## [PROBLEM DETAILS]
Leaving out every picture, quote the data below exactly as it appears.

## [GIVEN INFORMATION]
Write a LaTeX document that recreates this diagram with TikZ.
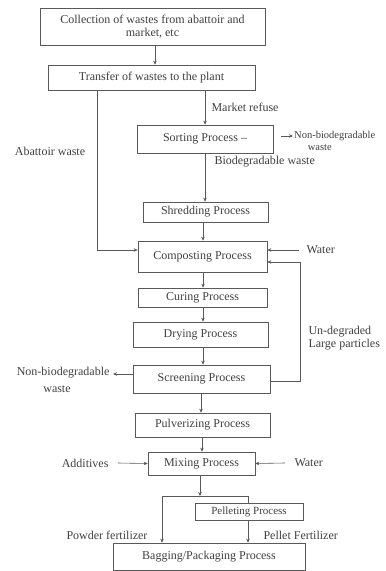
\documentclass[tikz,border=0pt]{standalone}
\usepackage{fontspec}
\setmainfont{Liberation Serif}
\usetikzlibrary{arrows.meta}

\begin{document}
\begin{tikzpicture}[x=1pt, y=-1pt,
	every node/.style={text=black!75, font=\fontsize{12}{13.5}\selectfont},
	procbox/.style={draw=black!65, line width=0.6pt, inner sep=0pt, align=center},
	flow/.style={draw=black!65, line width=0.6pt, -{Stealth[length=4pt, width=3.5pt]}},
	line/.style={draw=black!65, line width=0.6pt}]
	\useasboundingbox (0, 0) rectangle (386, 571);
	% process boxes
	\node[procbox, minimum width=225, minimum height=37] (collect) at (152.5, 26.5) {Collection of wastes from abattoir and\\market, etc};
	\node[procbox, minimum width=207, minimum height=25] (transfer) at (151.5, 77.5) {Transfer of wastes to the plant};
	\node[procbox, minimum width=136, minimum height=28] (sorting) at (205, 139) {Sorting Process --};
	\node[procbox, minimum width=125, minimum height=20] (shred) at (205.5, 212) {Shredding Process};
	\node[procbox, minimum width=129, minimum height=31] (compost) at (202.5, 256.5) {Composting Process};
	\node[procbox, minimum width=129, minimum height=19] (curing) at (202.5, 297.5) {Curing Process};
	\node[procbox, minimum width=135, minimum height=25] (drying) at (200.5, 334.5) {Drying Process};
	\node[procbox, minimum width=137, minimum height=28] (screen) at (201.5, 379) {Screening Process};
	\node[procbox, minimum width=135, minimum height=24] (pulver) at (202.5, 425) {Pulverizing Process};
	\node[procbox, minimum width=107, minimum height=23] (mixing) at (201.5, 463.5) {Mixing Process};
	\node[procbox, minimum width=108, minimum height=17, font=\fontsize{11}{12}\selectfont] (pellet) at (249, 511.5) {Pelleting Process};
	\node[procbox, minimum width=192, minimum height=27] (bagging) at (209, 556.5) {Bagging/Packaging Process};

	% side labels
	\node[anchor=west] (market) at (208, 107) {Market refuse};
	\node[anchor=west] (biodeg) at (211, 162) {Biodegradable waste};
	\node[anchor=west, align=center, inner sep=1pt, font=\fontsize{10.5}{12}\selectfont] (nonbio1) at (293, 141) {Non-biodegradable\\\hspace*{-30pt}waste};
	\node (abattoir) at (50, 151) {Abattoir waste};
	\node[anchor=west] (water1) at (303, 250) {Water};
	\node[anchor=west, align=left] (undeg) at (305, 338) {Un-degraded\\Large particles};
	\node[anchor=east] (nonbio2) at (113, 373) {Non-biodegradable};
	\node (nonbio2b) at (57, 389) {waste};
	\node[anchor=east] (additives) at (112, 463) {Additives};
	\node[anchor=west] (water2) at (291, 463) {Water};
	\node (powder) at (107, 535) {Powder fertilizer};
	\node[anchor=west] (pelletfert) at (260, 535) {Pellet Fertilizer};

	\coordinate (split) at (200, 496);
	\coordinate (splitl) at (162, 496);
	\coordinate (splitr) at (248, 496);

	% connectors
	\draw[flow] (collect.south -| 155, 0) -- (transfer.north -| 155, 0);
	\draw[flow] (transfer.south -| 97, 0) -- (97, 250) -- (compost.west |- 0, 250);
	\draw[flow] (transfer.south -| 205, 0) -- (sorting.north -| 205, 0);
	\draw[flow] (sorting.east |- 0, 136) ++(8, 0) -- (nonbio1.west |- 0, 136);
	\draw[flow] (sorting.south -| 205, 0) -- (shred.north -| 205, 0);
	\draw[flow] (shred.south -| 203, 0) -- (compost.north -| 203, 0);
	\draw[flow] (water1.west) ++(-4, 0) -- (compost.east |- 0, 250);
	\draw[flow] (compost.south -| 203, 0) -- (curing.north -| 203, 0);
	\draw[flow] (curing.south -| 203, 0) -- (drying.north -| 203, 0);
	\draw[flow] (drying.south -| 203, 0) -- (screen.north -| 203, 0);
	\draw[flow] (screen.east |- 0, 381) -- (300, 381) -- (300, 262) -- (compost.east |- 0, 262);
	\draw[flow] (screen.west |- 0, 374) -- (nonbio2.east |- 0, 374);
	\draw[flow] (screen.south -| 201, 0) -- (pulver.north -| 201, 0);
	\draw[flow] (pulver.south -| 202, 0) -- (mixing.north -| 202, 0);
	\draw[flow] (additives.east) ++(6, 0) -- (mixing.west);
	\draw[flow] (water2.west) ++(-6, 0) -- (mixing.east);
	\draw[flow] (mixing.south -| 200, 0) -- (split);
	\draw[line] (splitl) -- (splitr) -- (pellet.north -| splitr);
	\draw[flow] (splitl) -- (bagging.north -| splitl);
	\draw[flow] (pellet.south -| splitr) -- (bagging.north -| splitr);
\end{tikzpicture}
\end{document}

## [REPLY TO THE TASK]
Write a LaTeX document that recreates this diagram with TikZ.
\documentclass[tikz,border=0pt]{standalone}
\usepackage{fontspec}
\setmainfont{Liberation Serif}
\usetikzlibrary{arrows.meta}

\begin{document}
\begin{tikzpicture}[x=1pt, y=-1pt,
	every node/.style={text=black!75, font=\fontsize{12}{13.5}\selectfont},
	procbox/.style={draw=black!65, line width=0.6pt, inner sep=0pt, align=center},
	flow/.style={draw=black!65, line width=0.6pt, -{Stealth[length=4pt, width=3.5pt]}},
	line/.style={draw=black!65, line width=0.6pt}]
	\useasboundingbox (0, 0) rectangle (386, 571);
	% process boxes
	\node[procbox, minimum width=225, minimum height=37] (collect) at (152.5, 26.5) {Collection of wastes from abattoir and\\market, etc};
	\node[procbox, minimum width=207, minimum height=25] (transfer) at (151.5, 77.5) {Transfer of wastes to the plant};
	\node[procbox, minimum width=136, minimum height=28] (sorting) at (205, 139) {Sorting Process --};
	\node[procbox, minimum width=125, minimum height=20] (shred) at (205.5, 212) {Shredding Process};
	\node[procbox, minimum width=129, minimum height=31] (compost) at (202.5, 256.5) {Composting Process};
	\node[procbox, minimum width=129, minimum height=19] (curing) at (202.5, 297.5) {Curing Process};
	\node[procbox, minimum width=135, minimum height=25] (drying) at (200.5, 334.5) {Drying Process};
	\node[procbox, minimum width=137, minimum height=28] (screen) at (201.5, 379) {Screening Process};
	\node[procbox, minimum width=135, minimum height=24] (pulver) at (202.5, 425) {Pulverizing Process};
	\node[procbox, minimum width=107, minimum height=23] (mixing) at (201.5, 463.5) {Mixing Process};
	\node[procbox, minimum width=108, minimum height=17, font=\fontsize{11}{12}\selectfont] (pellet) at (249, 511.5) {Pelleting Process};
	\node[procbox, minimum width=192, minimum height=27] (bagging) at (209, 556.5) {Bagging/Packaging Process};

	% side labels
	\node[anchor=west] (market) at (208, 107) {Market refuse};
	\node[anchor=west] (biodeg) at (211, 162) {Biodegradable waste};
	\node[anchor=west, align=center, inner sep=1pt, font=\fontsize{10.5}{12}\selectfont] (nonbio1) at (293, 141) {Non-biodegradable\\\hspace*{-30pt}waste};
	\node (abattoir) at (50, 151) {Abattoir waste};
	\node[anchor=west] (water1) at (303, 250) {Water};
	\node[anchor=west, align=left] (undeg) at (305, 338) {Un-degraded\\Large particles};
	\node[anchor=east] (nonbio2) at (113, 373) {Non-biodegradable};
	\node (nonbio2b) at (57, 389) {waste};
	\node[anchor=east] (additives) at (112, 463) {Additives};
	\node[anchor=west] (water2) at (291, 463) {Water};
	\node (powder) at (107, 535) {Powder fertilizer};
	\node[anchor=west] (pelletfert) at (260, 535) {Pellet Fertilizer};

	\coordinate (split) at (200, 496);
	\coordinate (splitl) at (162, 496);
	\coordinate (splitr) at (248, 496);

	% connectors
	\draw[flow] (collect.south -| 155, 0) -- (transfer.north -| 155, 0);
	\draw[flow] (transfer.south -| 97, 0) -- (97, 250) -- (compost.west |- 0, 250);
	\draw[flow] (transfer.south -| 205, 0) -- (sorting.north -| 205, 0);
	\draw[flow] (sorting.east |- 0, 136) ++(8, 0) -- (nonbio1.west |- 0, 136);
	\draw[flow] (sorting.south -| 205, 0) -- (shred.north -| 205, 0);
	\draw[flow] (shred.south -| 203, 0) -- (compost.north -| 203, 0);
	\draw[flow] (water1.west) ++(-4, 0) -- (compost.east |- 0, 250);
	\draw[flow] (compost.south -| 203, 0) -- (curing.north -| 203, 0);
	\draw[flow] (curing.south -| 203, 0) -- (drying.north -| 203, 0);
	\draw[flow] (drying.south -| 203, 0) -- (screen.north -| 203, 0);
	\draw[flow] (screen.east |- 0, 381) -- (300, 381) -- (300, 262) -- (compost.east |- 0, 262);
	\draw[flow] (screen.west |- 0, 374) -- (nonbio2.east |- 0, 374);
	\draw[flow] (screen.south -| 201, 0) -- (pulver.north -| 201, 0);
	\draw[flow] (pulver.south -| 202, 0) -- (mixing.north -| 202, 0);
	\draw[flow] (additives.east) ++(6, 0) -- (mixing.west);
	\draw[flow] (water2.west) ++(-6, 0) -- (mixing.east);
	\draw[flow] (mixing.south -| 200, 0) -- (split);
	\draw[line] (splitl) -- (splitr) -- (pellet.north -| splitr);
	\draw[flow] (splitl) -- (bagging.north -| splitl);
	\draw[flow] (pellet.south -| splitr) -- (bagging.north -| splitr);
\end{tikzpicture}
\end{document}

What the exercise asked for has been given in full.